#### Task:
Beginning with the line that contains "Rebuild this chart", retype the entries below exactly, ending with the line that contains "5, 6.25, 7.5];". Leave out any pictures.

#### Data for this task:
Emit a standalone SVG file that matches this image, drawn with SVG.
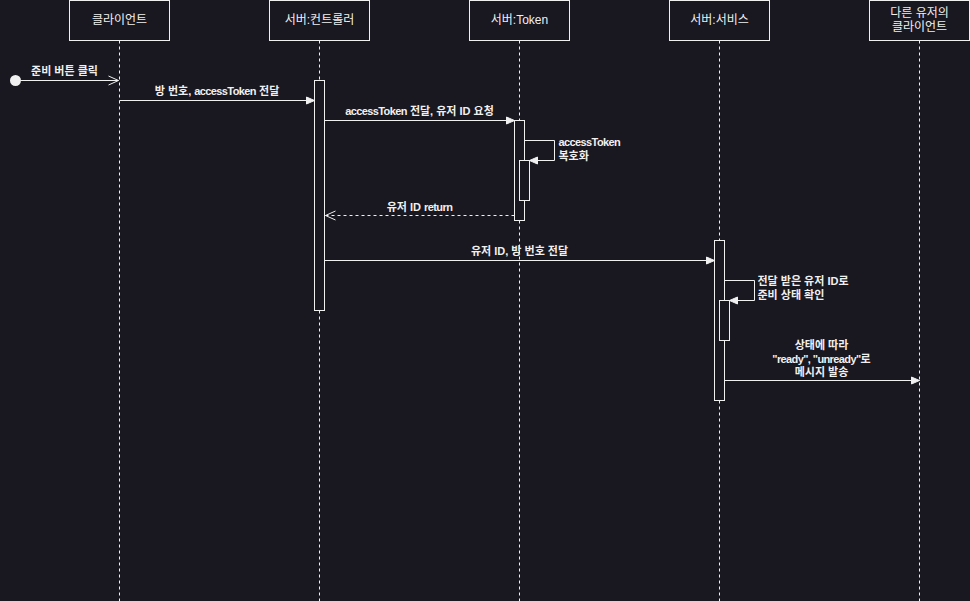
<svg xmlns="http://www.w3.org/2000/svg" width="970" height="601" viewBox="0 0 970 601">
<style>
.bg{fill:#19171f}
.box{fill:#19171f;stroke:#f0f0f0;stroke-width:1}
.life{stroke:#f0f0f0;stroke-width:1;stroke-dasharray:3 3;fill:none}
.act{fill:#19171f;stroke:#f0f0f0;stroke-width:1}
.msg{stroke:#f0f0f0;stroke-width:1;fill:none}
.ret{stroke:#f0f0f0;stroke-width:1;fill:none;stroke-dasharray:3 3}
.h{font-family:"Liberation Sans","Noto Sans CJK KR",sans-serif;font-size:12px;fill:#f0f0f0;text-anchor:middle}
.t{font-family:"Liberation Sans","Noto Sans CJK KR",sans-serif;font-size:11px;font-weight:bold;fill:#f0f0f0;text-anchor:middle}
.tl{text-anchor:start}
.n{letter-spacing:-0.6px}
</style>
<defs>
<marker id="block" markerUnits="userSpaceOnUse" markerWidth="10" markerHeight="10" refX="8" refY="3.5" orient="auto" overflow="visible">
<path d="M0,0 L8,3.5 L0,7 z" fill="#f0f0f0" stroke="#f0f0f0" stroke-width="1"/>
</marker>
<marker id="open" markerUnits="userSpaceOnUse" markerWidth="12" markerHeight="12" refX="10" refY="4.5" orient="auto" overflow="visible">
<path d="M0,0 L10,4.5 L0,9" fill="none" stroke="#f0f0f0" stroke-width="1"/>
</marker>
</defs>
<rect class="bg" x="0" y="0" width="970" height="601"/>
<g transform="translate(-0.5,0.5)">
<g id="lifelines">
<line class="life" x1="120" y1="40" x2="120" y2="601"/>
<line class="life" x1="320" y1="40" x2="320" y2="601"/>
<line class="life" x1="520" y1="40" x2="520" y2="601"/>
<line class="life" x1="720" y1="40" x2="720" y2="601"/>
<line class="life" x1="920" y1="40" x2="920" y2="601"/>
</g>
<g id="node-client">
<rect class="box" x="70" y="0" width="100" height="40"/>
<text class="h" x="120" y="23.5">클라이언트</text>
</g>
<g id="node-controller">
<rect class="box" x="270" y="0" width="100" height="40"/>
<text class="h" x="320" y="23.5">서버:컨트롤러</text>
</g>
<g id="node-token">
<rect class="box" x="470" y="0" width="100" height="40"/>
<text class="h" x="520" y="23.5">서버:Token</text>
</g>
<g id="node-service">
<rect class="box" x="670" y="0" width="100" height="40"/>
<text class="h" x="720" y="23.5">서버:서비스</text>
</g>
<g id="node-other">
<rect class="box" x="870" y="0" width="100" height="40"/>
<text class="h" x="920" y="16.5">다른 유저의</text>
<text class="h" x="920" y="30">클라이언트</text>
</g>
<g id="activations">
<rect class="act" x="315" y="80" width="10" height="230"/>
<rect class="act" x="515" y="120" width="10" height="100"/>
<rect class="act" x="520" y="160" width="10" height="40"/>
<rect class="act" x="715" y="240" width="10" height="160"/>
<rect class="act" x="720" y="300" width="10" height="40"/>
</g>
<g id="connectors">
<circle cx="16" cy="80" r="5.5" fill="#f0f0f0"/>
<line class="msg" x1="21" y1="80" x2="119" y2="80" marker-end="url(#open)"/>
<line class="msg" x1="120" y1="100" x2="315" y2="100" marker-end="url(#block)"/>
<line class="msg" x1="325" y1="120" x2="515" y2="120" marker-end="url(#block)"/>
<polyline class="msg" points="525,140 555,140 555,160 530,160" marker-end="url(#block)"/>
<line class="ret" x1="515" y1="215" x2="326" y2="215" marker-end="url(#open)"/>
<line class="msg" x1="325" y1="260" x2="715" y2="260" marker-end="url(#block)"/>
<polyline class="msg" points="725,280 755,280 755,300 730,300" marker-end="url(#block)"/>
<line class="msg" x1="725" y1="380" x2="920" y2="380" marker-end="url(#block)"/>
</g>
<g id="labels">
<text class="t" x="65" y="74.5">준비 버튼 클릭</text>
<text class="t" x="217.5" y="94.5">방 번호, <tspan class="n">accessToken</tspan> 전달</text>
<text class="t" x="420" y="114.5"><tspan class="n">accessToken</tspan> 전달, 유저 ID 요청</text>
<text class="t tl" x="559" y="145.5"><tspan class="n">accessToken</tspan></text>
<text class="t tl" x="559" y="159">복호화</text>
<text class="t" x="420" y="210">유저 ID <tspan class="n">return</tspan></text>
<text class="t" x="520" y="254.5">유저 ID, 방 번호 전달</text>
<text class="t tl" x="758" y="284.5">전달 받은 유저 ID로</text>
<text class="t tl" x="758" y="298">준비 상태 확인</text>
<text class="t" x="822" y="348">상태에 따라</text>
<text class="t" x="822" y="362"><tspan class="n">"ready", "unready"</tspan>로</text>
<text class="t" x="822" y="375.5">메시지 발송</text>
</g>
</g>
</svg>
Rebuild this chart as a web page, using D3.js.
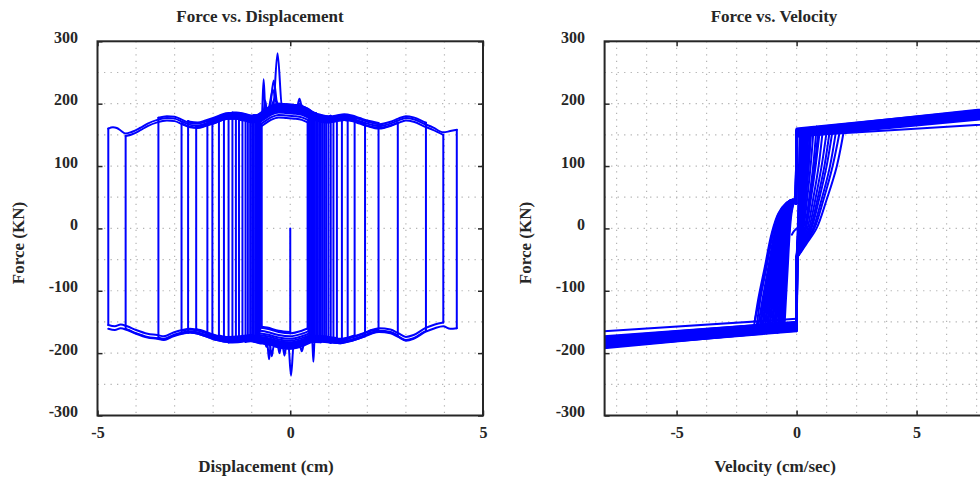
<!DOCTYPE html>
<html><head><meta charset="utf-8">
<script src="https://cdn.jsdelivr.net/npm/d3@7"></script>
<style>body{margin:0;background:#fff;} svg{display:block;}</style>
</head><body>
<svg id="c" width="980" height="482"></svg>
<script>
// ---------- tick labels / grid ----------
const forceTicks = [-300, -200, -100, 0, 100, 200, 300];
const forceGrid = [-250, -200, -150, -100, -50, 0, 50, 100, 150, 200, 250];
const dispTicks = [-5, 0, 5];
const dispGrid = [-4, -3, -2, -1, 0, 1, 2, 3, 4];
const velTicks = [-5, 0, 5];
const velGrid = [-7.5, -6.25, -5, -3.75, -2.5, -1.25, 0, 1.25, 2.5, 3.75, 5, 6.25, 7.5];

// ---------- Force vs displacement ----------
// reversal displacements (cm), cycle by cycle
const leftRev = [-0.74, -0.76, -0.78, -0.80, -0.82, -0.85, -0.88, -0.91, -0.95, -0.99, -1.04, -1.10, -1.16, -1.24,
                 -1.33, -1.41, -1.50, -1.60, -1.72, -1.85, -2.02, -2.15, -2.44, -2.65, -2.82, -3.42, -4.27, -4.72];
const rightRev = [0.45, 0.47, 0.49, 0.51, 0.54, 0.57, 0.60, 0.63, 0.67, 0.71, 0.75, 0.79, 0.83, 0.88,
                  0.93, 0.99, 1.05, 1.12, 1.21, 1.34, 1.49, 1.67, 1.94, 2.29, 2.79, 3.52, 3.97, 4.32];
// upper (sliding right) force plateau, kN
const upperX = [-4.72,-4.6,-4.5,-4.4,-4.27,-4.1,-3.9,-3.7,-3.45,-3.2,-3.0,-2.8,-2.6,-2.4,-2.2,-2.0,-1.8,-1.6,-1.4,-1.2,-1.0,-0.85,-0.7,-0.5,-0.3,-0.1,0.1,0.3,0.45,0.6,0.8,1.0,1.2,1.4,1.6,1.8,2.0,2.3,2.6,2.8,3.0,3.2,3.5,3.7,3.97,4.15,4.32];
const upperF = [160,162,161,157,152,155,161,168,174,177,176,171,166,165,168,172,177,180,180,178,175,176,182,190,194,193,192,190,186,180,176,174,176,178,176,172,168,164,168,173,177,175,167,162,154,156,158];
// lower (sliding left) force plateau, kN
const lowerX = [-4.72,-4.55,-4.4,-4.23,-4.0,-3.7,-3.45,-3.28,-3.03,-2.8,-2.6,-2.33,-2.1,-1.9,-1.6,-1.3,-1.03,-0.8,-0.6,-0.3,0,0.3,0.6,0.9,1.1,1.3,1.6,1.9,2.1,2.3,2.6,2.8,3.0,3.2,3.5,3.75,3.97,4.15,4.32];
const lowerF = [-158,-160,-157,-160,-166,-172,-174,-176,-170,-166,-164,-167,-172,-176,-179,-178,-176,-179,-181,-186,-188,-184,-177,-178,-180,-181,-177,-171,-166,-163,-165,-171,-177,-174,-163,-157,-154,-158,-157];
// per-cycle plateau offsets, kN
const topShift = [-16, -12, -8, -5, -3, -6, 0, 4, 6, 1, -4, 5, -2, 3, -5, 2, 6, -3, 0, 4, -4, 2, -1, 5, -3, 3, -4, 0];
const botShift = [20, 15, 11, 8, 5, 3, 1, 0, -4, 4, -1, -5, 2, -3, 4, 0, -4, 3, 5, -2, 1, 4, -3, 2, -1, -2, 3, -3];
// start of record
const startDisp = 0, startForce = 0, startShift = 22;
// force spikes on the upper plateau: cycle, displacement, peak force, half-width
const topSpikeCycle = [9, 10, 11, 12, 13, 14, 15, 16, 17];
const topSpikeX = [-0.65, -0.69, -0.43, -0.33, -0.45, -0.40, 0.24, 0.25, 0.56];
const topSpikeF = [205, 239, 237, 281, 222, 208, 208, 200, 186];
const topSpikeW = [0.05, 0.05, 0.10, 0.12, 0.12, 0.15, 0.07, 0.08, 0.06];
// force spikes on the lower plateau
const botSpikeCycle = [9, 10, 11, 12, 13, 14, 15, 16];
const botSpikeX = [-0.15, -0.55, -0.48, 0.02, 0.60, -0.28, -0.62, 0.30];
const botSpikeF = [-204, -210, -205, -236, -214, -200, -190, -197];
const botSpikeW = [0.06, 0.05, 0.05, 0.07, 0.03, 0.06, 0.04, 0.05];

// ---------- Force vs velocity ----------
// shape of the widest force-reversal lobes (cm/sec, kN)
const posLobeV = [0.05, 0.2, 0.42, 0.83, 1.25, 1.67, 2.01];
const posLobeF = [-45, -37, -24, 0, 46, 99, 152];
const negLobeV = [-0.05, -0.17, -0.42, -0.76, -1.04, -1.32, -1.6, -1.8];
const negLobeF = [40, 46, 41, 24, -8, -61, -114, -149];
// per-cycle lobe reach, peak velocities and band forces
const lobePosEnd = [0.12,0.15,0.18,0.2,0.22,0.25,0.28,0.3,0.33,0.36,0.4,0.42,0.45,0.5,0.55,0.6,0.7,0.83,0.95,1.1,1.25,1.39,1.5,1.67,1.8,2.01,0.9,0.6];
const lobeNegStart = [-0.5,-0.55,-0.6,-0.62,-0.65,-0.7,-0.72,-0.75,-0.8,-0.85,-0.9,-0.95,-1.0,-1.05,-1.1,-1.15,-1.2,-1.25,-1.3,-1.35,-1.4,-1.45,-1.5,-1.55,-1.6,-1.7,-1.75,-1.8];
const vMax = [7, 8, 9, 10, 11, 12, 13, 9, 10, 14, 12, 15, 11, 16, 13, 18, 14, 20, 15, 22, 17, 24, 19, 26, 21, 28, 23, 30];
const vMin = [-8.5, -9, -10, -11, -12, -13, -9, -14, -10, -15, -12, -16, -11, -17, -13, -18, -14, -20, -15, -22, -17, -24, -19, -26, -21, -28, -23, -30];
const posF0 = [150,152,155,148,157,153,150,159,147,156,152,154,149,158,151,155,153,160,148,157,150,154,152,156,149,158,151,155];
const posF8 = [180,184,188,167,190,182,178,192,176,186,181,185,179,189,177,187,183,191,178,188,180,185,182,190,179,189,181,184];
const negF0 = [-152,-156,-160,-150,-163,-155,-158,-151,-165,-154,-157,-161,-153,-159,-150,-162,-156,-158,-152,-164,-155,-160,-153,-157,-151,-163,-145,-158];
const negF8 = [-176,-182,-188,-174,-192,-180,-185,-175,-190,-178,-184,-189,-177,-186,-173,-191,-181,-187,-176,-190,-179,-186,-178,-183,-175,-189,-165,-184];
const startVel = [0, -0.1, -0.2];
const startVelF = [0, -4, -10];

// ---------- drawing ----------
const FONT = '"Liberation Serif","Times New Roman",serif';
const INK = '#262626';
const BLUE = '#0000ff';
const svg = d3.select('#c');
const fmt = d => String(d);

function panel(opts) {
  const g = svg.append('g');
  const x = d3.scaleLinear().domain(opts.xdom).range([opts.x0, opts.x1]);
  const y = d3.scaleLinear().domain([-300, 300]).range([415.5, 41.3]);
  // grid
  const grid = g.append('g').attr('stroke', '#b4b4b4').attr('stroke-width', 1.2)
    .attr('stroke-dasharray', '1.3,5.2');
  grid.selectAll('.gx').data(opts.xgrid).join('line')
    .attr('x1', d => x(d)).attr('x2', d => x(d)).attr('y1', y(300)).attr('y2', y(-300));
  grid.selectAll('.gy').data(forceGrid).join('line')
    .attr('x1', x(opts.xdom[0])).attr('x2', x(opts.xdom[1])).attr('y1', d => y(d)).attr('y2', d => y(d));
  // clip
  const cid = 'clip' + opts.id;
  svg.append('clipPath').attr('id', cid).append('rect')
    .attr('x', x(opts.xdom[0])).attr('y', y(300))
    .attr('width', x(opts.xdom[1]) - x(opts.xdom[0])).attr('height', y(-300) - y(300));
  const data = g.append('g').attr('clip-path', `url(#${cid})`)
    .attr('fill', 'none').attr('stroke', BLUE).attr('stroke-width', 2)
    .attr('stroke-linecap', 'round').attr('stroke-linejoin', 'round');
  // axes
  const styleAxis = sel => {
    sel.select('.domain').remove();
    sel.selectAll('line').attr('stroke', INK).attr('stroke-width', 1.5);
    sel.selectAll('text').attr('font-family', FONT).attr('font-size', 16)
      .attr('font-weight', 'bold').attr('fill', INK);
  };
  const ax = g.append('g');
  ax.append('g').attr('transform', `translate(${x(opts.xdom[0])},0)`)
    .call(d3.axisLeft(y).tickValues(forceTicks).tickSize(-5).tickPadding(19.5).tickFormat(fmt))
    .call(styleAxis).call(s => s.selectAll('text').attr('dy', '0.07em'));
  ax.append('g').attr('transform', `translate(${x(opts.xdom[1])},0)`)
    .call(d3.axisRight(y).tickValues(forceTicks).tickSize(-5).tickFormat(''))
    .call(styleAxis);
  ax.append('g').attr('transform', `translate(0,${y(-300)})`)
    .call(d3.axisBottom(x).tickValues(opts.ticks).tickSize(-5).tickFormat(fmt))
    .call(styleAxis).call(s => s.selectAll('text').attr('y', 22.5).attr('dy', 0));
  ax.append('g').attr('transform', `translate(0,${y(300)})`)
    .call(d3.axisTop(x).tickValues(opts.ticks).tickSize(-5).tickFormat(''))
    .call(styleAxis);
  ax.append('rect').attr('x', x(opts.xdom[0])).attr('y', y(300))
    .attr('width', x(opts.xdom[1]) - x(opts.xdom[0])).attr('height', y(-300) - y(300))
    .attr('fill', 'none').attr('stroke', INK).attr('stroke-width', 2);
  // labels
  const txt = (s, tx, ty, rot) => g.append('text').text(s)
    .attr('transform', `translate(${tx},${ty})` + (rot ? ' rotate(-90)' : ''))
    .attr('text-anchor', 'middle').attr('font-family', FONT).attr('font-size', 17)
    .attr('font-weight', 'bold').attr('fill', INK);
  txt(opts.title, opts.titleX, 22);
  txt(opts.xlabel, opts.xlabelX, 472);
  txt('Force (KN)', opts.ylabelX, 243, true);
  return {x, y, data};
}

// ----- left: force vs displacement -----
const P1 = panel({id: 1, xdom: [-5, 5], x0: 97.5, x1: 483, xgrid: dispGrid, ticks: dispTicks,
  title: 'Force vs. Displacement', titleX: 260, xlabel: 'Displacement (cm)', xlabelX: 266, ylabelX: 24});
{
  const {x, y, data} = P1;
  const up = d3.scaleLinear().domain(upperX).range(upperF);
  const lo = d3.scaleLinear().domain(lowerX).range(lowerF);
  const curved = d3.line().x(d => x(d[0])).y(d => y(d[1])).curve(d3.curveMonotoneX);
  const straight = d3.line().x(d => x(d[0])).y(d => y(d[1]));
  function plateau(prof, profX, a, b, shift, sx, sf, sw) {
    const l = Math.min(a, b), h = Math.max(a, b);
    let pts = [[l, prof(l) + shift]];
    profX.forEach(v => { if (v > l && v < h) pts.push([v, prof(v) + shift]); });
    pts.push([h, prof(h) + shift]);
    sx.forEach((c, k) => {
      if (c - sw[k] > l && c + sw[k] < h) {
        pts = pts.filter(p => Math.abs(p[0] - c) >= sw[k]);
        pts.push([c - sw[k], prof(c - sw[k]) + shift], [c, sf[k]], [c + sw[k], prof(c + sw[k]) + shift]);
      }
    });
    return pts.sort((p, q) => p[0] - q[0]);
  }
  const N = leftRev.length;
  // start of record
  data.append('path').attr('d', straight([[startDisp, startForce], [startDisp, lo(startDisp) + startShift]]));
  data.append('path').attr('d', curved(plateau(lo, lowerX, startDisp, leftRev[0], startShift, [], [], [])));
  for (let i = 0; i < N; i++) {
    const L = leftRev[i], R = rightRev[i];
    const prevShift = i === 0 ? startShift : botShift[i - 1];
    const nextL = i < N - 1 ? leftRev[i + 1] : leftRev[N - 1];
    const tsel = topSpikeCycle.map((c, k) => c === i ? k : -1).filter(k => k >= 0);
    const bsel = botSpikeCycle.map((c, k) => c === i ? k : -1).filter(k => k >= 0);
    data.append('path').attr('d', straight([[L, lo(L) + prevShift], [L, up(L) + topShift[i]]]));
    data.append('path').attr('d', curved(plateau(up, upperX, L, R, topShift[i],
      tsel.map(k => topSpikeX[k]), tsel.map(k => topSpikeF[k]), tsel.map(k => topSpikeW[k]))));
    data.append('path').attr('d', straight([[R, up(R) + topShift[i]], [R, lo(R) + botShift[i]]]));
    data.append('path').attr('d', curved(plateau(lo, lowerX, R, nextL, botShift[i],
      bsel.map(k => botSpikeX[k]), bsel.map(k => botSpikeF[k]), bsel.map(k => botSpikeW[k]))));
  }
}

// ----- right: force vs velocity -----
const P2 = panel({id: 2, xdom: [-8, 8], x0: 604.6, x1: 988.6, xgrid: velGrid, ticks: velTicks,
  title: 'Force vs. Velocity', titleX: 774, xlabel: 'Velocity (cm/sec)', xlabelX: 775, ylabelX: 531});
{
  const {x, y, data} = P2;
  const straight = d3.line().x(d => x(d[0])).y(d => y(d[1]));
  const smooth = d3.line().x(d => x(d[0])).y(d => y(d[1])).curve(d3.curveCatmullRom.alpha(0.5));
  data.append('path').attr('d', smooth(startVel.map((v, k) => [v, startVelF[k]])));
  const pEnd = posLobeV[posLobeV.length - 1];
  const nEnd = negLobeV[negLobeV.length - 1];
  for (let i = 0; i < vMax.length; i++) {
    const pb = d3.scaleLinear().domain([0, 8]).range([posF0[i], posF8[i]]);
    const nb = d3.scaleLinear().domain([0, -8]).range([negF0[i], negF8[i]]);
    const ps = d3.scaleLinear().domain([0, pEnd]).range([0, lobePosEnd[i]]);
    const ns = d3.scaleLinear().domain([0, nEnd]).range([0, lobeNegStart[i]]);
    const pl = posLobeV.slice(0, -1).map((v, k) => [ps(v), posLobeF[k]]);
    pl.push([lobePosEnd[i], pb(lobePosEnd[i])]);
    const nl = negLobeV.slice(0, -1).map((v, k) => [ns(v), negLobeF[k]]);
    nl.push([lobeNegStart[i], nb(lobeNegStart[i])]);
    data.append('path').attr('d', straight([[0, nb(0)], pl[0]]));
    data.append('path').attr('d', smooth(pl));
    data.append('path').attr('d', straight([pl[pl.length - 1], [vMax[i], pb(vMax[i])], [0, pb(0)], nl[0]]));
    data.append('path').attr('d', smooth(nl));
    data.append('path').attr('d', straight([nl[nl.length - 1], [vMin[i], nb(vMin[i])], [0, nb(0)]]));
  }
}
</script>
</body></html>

#### Output for this exercise:
Rebuild this chart as a web page, using D3.js.
<!DOCTYPE html>
<html><head><meta charset="utf-8">
<script src="https://cdn.jsdelivr.net/npm/d3@7"></script>
<style>body{margin:0;background:#fff;} svg{display:block;}</style>
</head><body>
<svg id="c" width="980" height="482"></svg>
<script>
// ---------- tick labels / grid ----------
const forceTicks = [-300, -200, -100, 0, 100, 200, 300];
const forceGrid = [-250, -200, -150, -100, -50, 0, 50, 100, 150, 200, 250];
const dispTicks = [-5, 0, 5];
const dispGrid = [-4, -3, -2, -1, 0, 1, 2, 3, 4];
const velTicks = [-5, 0, 5];
const velGrid = [-7.5, -6.25, -5, -3.75, -2.5, -1.25, 0, 1.25, 2.5, 3.75, 5, 6.25, 7.5];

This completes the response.